Repeat the lines below exactly as they appear, but leave out the images.
==============================
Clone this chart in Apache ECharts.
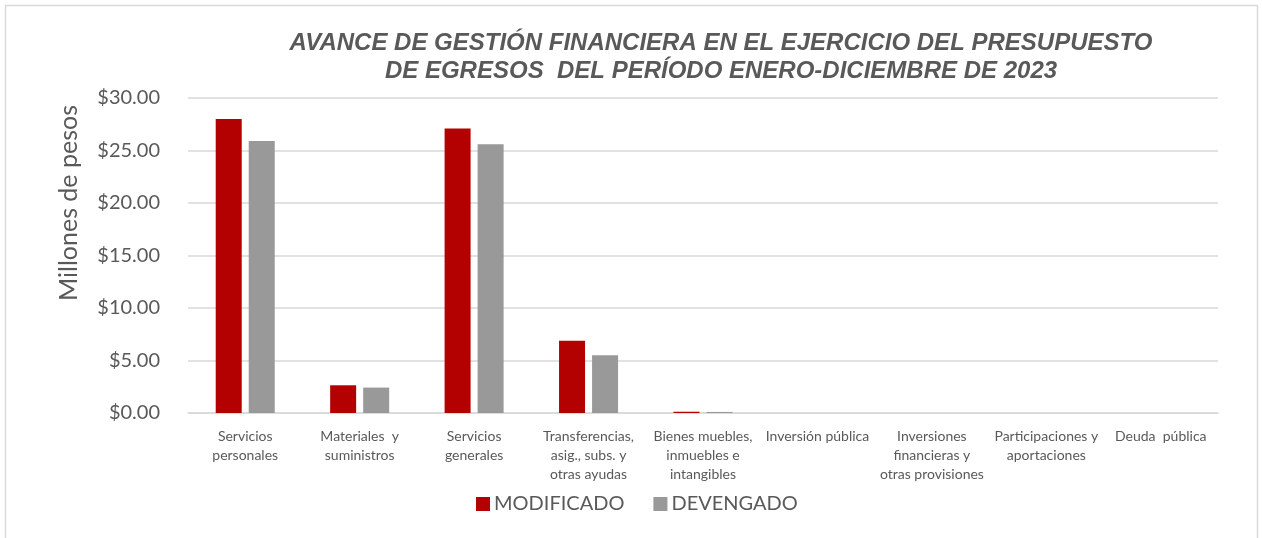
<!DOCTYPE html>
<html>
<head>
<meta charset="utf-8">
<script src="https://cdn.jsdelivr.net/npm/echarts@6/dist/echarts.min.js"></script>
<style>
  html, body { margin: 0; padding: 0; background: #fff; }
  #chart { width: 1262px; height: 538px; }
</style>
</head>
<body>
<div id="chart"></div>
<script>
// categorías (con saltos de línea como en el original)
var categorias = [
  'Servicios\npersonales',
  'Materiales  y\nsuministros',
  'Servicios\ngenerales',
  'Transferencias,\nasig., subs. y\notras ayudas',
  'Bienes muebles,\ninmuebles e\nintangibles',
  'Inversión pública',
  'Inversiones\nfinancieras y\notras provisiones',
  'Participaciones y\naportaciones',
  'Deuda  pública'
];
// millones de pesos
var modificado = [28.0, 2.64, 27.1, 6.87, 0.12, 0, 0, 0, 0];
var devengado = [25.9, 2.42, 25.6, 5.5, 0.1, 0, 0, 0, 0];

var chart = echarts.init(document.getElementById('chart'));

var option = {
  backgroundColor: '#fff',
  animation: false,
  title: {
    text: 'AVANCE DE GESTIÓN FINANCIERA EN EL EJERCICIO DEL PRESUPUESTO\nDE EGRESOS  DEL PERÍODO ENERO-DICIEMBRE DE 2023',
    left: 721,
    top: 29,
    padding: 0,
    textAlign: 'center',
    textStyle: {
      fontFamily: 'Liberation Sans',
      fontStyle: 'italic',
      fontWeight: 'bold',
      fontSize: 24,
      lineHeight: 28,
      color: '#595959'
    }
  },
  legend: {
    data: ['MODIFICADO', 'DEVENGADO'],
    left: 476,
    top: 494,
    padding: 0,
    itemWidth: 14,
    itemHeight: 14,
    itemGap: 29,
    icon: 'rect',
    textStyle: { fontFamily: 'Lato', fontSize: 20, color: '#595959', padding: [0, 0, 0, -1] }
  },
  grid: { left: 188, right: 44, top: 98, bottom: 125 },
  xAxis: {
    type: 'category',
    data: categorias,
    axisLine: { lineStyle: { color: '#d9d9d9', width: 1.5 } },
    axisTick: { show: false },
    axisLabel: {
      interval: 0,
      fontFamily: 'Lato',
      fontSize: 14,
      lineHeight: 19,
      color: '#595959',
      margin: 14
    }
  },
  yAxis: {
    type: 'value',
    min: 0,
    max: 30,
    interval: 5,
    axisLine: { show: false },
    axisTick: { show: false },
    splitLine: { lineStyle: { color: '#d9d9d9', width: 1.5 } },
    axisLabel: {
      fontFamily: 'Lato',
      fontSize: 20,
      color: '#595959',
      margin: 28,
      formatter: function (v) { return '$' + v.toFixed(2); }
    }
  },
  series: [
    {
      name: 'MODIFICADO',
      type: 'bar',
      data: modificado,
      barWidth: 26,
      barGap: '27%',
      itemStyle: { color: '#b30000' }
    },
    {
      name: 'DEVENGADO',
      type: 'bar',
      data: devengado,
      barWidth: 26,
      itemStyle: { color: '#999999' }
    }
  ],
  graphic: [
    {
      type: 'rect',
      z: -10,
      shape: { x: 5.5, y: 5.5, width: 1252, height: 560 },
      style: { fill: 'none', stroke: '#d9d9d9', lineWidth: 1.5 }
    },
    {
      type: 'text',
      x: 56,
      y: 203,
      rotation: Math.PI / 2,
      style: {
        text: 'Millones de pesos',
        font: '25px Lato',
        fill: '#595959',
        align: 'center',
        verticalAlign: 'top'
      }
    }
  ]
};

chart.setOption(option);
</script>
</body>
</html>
==============================
▶ [FULL RESPONSE]:
Clone this chart in Apache ECharts.
<!DOCTYPE html>
<html>
<head>
<meta charset="utf-8">
<script src="https://cdn.jsdelivr.net/npm/echarts@6/dist/echarts.min.js"></script>
<style>
  html, body { margin: 0; padding: 0; background: #fff; }
  #chart { width: 1262px; height: 538px; }
</style>
</head>
<body>
<div id="chart"></div>
<script>
// categorías (con saltos de línea como en el original)
var categorias = [
  'Servicios\npersonales',
  'Materiales  y\nsuministros',
  'Servicios\ngenerales',
  'Transferencias,\nasig., subs. y\notras ayudas',
  'Bienes muebles,\ninmuebles e\nintangibles',
  'Inversión pública',
  'Inversiones\nfinancieras y\notras provisiones',
  'Participaciones y\naportaciones',
  'Deuda  pública'
];
// millones de pesos
var modificado = [28.0, 2.64, 27.1, 6.87, 0.12, 0, 0, 0, 0];
var devengado = [25.9, 2.42, 25.6, 5.5, 0.1, 0, 0, 0, 0];

var chart = echarts.init(document.getElementById('chart'));

var option = {
  backgroundColor: '#fff',
  animation: false,
  title: {
    text: 'AVANCE DE GESTIÓN FINANCIERA EN EL EJERCICIO DEL PRESUPUESTO\nDE EGRESOS  DEL PERÍODO ENERO-DICIEMBRE DE 2023',
    left: 721,
    top: 29,
    padding: 0,
    textAlign: 'center',
    textStyle: {
      fontFamily: 'Liberation Sans',
      fontStyle: 'italic',
      fontWeight: 'bold',
      fontSize: 24,
      lineHeight: 28,
      color: '#595959'
    }
  },
  legend: {
    data: ['MODIFICADO', 'DEVENGADO'],
    left: 476,
    top: 494,
    padding: 0,
    itemWidth: 14,
    itemHeight: 14,
    itemGap: 29,
    icon: 'rect',
    textStyle: { fontFamily: 'Lato', fontSize: 20, color: '#595959', padding: [0, 0, 0, -1] }
  },
  grid: { left: 188, right: 44, top: 98, bottom: 125 },
  xAxis: {
    type: 'category',
    data: categorias,
    axisLine: { lineStyle: { color: '#d9d9d9', width: 1.5 } },
    axisTick: { show: false },
    axisLabel: {
      interval: 0,
      fontFamily: 'Lato',
      fontSize: 14,
      lineHeight: 19,
      color: '#595959',
      margin: 14
    }
  },
  yAxis: {
    type: 'value',
    min: 0,
    max: 30,
    interval: 5,
    axisLine: { show: false },
    axisTick: { show: false },
    splitLine: { lineStyle: { color: '#d9d9d9', width: 1.5 } },
    axisLabel: {
      fontFamily: 'Lato',
      fontSize: 20,
      color: '#595959',
      margin: 28,
      formatter: function (v) { return '$' + v.toFixed(2); }
    }
  },
  series: [
    {
      name: 'MODIFICADO',
      type: 'bar',
      data: modificado,
      barWidth: 26,
      barGap: '27%',
      itemStyle: { color: '#b30000' }
    },
    {
      name: 'DEVENGADO',
      type: 'bar',
      data: devengado,
      barWidth: 26,
      itemStyle: { color: '#999999' }
    }
  ],
  graphic: [
    {
      type: 'rect',
      z: -10,
      shape: { x: 5.5, y: 5.5, width: 1252, height: 560 },
      style: { fill: 'none', stroke: '#d9d9d9', lineWidth: 1.5 }
    },
    {
      type: 'text',
      x: 56,
      y: 203,
      rotation: Math.PI / 2,
      style: {
        text: 'Millones de pesos',
        font: '25px Lato',
        fill: '#595959',
        align: 'center',
        verticalAlign: 'top'
      }
    }
  ]
};

chart.setOption(option);
</script>
</body>
</html>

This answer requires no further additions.